DO THIS: The line containing "fig = plt.figure(figsize=(W" marks the end: extract everything from the first line of the data through that line, exactly, with no pictures.

-- start of DATA EXCERPTS --

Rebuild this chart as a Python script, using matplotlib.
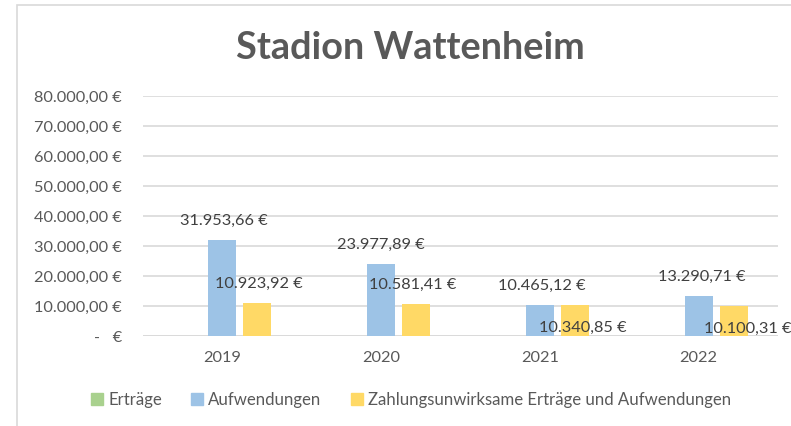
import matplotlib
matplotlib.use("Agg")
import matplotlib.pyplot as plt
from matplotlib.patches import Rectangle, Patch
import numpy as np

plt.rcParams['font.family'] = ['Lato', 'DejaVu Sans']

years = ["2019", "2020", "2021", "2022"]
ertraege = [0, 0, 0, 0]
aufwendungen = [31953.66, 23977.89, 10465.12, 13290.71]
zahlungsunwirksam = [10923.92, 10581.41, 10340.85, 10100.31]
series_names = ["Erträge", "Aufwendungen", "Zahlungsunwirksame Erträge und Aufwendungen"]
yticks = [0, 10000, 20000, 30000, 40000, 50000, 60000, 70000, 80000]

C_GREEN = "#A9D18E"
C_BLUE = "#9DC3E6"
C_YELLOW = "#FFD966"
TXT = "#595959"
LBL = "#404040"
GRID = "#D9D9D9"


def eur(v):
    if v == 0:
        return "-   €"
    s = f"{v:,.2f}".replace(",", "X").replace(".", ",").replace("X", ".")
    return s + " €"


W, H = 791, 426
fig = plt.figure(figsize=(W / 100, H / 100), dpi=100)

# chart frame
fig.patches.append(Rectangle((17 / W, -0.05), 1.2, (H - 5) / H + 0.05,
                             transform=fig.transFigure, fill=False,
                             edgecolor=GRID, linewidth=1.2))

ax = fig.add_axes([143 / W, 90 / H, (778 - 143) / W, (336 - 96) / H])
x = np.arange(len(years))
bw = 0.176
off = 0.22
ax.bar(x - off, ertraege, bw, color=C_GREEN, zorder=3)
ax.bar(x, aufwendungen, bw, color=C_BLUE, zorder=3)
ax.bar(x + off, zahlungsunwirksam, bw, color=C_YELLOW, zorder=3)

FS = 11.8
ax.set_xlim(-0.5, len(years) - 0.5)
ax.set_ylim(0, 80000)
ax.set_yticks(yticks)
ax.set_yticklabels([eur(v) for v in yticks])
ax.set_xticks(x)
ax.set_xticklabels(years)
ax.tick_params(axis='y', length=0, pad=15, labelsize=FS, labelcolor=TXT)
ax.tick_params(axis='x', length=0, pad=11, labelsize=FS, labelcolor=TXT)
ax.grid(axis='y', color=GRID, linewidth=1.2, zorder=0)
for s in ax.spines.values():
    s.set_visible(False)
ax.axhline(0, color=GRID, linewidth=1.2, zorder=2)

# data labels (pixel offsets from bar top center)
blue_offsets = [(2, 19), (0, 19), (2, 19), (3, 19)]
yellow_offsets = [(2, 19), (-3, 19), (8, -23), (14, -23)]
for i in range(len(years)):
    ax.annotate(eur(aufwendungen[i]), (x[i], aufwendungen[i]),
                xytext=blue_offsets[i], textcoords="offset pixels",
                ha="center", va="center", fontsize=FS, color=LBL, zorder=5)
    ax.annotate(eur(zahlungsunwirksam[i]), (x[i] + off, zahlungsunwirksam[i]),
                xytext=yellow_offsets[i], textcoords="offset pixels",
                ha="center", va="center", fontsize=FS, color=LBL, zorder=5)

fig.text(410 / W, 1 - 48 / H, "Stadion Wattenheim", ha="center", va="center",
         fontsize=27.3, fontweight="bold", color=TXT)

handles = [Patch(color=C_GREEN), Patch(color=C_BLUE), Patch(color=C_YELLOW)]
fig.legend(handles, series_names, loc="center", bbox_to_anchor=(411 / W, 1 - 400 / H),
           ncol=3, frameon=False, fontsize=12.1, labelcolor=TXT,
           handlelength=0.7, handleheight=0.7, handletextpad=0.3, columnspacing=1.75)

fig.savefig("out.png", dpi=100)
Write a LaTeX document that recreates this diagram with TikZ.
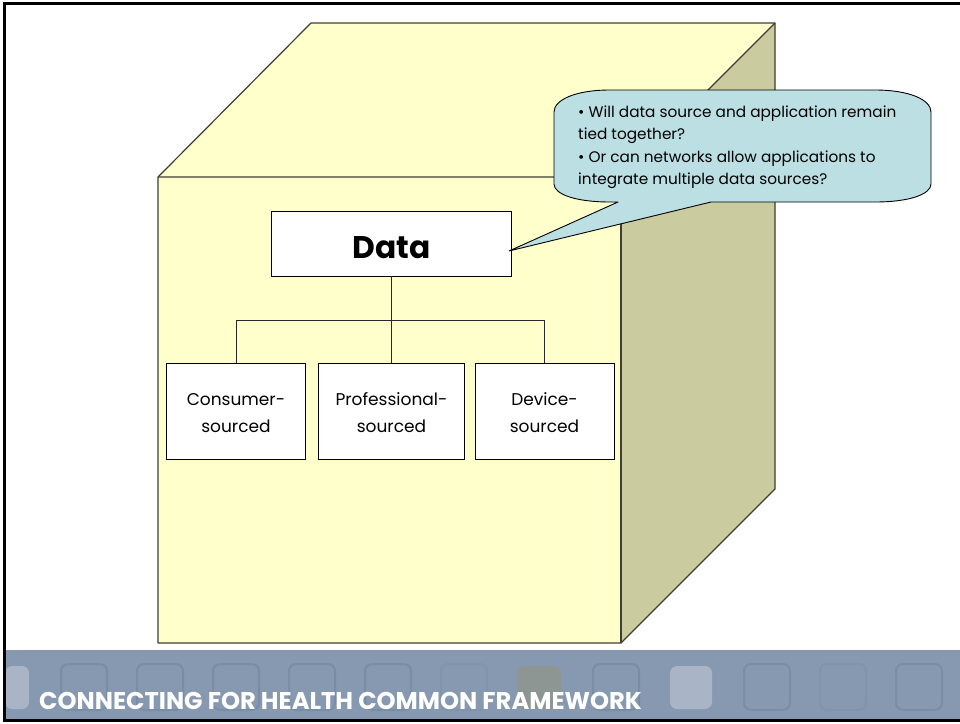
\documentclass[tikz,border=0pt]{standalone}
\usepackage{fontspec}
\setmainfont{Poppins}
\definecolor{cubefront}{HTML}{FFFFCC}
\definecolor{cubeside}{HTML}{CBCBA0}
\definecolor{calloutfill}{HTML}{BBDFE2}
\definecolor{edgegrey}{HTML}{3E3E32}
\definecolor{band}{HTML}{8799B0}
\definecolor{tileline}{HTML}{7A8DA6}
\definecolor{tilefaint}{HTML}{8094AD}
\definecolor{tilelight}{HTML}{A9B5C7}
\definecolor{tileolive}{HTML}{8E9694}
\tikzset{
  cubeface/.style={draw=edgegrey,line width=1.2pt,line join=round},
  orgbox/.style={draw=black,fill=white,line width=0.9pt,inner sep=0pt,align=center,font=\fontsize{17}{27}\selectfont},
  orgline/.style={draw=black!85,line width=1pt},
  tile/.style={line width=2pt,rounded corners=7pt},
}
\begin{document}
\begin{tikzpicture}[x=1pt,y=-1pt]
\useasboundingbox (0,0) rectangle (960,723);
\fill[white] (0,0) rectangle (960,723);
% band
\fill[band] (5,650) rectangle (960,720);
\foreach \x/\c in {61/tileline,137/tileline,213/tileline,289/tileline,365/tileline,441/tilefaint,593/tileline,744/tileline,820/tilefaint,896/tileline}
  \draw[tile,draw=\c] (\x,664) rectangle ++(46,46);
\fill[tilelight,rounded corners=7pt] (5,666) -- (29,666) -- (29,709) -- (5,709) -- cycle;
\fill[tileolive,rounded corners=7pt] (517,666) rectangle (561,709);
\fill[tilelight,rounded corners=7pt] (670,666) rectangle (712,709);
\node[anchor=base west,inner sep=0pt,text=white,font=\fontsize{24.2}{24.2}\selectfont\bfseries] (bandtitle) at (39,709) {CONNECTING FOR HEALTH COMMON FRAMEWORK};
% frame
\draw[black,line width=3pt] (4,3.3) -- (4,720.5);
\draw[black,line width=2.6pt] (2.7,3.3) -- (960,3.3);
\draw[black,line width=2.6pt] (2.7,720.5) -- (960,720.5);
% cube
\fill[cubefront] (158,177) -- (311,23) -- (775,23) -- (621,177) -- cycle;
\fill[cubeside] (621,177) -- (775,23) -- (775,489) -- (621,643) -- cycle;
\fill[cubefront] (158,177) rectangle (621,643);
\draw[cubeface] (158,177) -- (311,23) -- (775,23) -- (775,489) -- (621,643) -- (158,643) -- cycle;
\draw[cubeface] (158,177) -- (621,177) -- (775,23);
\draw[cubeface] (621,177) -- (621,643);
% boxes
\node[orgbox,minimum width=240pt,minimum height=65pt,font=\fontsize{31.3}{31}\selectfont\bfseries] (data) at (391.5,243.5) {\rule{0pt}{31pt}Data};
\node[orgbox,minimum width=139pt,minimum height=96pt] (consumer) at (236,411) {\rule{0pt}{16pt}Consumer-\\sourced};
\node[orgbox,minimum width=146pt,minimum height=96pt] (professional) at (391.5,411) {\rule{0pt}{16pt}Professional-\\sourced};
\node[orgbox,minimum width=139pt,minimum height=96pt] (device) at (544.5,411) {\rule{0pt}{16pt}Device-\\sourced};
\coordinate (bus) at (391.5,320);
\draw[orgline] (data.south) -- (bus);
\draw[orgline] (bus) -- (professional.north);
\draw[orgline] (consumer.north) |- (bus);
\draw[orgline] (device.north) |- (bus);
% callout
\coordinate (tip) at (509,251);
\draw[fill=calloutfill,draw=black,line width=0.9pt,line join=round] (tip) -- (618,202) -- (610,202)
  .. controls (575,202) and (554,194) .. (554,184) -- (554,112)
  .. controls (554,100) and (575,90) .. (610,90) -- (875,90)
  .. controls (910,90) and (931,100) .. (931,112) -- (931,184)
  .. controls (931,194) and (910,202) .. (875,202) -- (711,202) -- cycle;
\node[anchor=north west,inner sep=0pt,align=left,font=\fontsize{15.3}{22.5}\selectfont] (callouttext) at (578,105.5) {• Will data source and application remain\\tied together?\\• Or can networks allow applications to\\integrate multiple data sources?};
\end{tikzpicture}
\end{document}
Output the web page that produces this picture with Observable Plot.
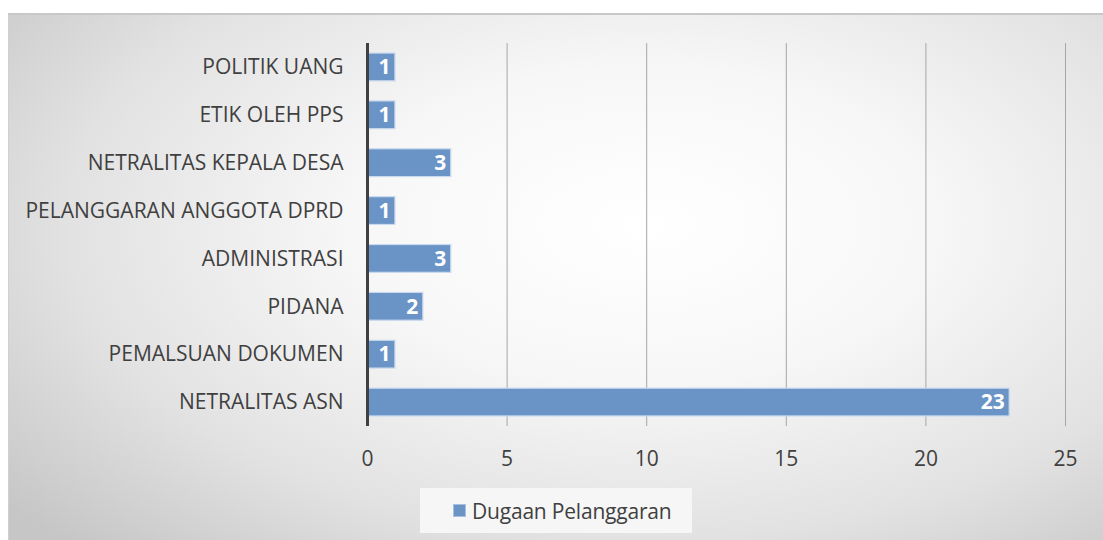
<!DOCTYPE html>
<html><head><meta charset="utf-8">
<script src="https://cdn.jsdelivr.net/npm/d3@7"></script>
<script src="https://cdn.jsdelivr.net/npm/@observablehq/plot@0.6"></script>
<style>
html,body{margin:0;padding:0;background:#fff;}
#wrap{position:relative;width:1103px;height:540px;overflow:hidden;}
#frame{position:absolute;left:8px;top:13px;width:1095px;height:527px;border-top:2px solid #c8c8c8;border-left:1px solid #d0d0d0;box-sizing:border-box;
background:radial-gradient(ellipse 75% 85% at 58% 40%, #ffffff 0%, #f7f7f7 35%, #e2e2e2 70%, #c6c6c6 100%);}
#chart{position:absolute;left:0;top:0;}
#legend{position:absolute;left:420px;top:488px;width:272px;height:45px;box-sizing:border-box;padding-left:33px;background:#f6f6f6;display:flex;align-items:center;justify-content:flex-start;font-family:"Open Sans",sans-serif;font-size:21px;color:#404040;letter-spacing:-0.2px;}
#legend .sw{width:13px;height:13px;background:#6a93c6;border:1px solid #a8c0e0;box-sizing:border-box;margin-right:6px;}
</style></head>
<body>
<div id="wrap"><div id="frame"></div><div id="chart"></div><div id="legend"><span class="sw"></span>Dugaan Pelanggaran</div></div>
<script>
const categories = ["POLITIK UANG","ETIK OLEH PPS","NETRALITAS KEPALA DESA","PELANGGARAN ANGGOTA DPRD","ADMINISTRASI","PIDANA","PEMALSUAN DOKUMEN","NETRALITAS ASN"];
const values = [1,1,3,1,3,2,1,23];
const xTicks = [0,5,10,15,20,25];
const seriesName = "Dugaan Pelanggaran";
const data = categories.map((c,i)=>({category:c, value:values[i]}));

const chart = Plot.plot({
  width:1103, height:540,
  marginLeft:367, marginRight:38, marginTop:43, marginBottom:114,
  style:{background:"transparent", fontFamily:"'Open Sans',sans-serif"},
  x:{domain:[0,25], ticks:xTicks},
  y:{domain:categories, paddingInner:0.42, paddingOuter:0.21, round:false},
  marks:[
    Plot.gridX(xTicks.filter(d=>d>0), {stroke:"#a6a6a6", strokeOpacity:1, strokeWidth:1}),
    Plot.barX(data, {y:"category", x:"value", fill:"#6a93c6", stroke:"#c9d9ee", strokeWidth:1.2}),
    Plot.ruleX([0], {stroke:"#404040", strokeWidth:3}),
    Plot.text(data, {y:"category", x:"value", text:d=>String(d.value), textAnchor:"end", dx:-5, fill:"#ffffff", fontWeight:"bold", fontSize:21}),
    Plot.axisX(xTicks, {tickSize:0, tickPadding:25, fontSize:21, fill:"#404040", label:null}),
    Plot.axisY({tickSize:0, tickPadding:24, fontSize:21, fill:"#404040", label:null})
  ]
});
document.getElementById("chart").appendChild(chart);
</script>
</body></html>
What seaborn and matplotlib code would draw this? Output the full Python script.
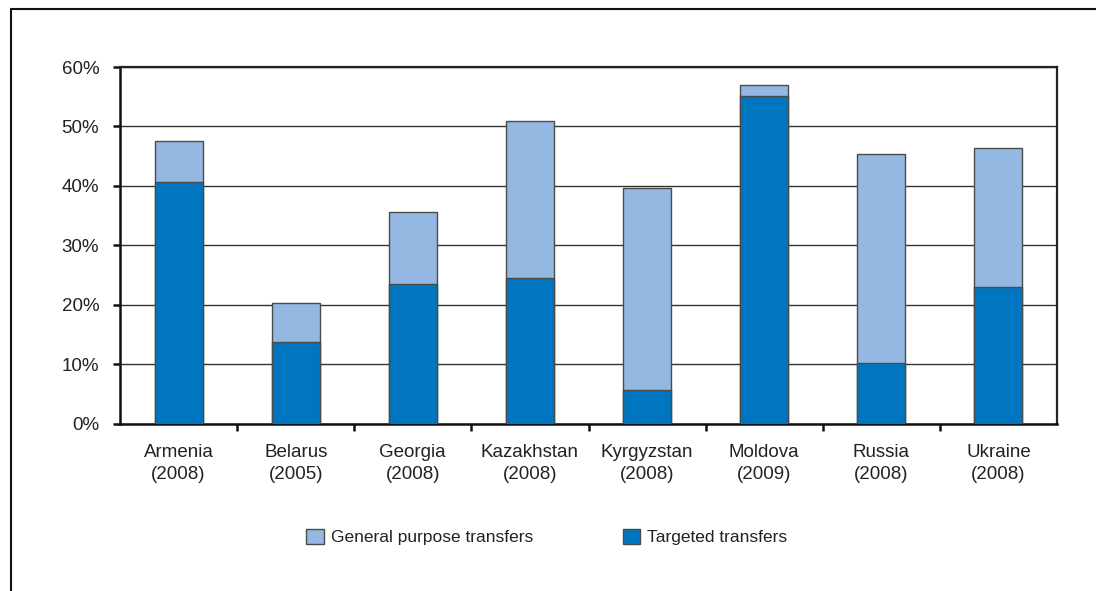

-- end of DATA EXCERPTS --

ANSWER TO THE PROBLEM:
Rebuild this chart as a Python script, using matplotlib.
import matplotlib
matplotlib.use("Agg")
import matplotlib.pyplot as plt
from matplotlib.patches import Rectangle, Patch
import numpy as np

plt.rcParams['font.family'] = ['Lato', 'DejaVu Sans']

years = ["2019", "2020", "2021", "2022"]
ertraege = [0, 0, 0, 0]
aufwendungen = [31953.66, 23977.89, 10465.12, 13290.71]
zahlungsunwirksam = [10923.92, 10581.41, 10340.85, 10100.31]
series_names = ["Erträge", "Aufwendungen", "Zahlungsunwirksame Erträge und Aufwendungen"]
yticks = [0, 10000, 20000, 30000, 40000, 50000, 60000, 70000, 80000]

C_GREEN = "#A9D18E"
C_BLUE = "#9DC3E6"
C_YELLOW = "#FFD966"
TXT = "#595959"
LBL = "#404040"
GRID = "#D9D9D9"


def eur(v):
    if v == 0:
        return "-   €"
    s = f"{v:,.2f}".replace(",", "X").replace(".", ",").replace("X", ".")
    return s + " €"


W, H = 791, 426
fig = plt.figure(figsize=(W / 100, H / 100), dpi=100)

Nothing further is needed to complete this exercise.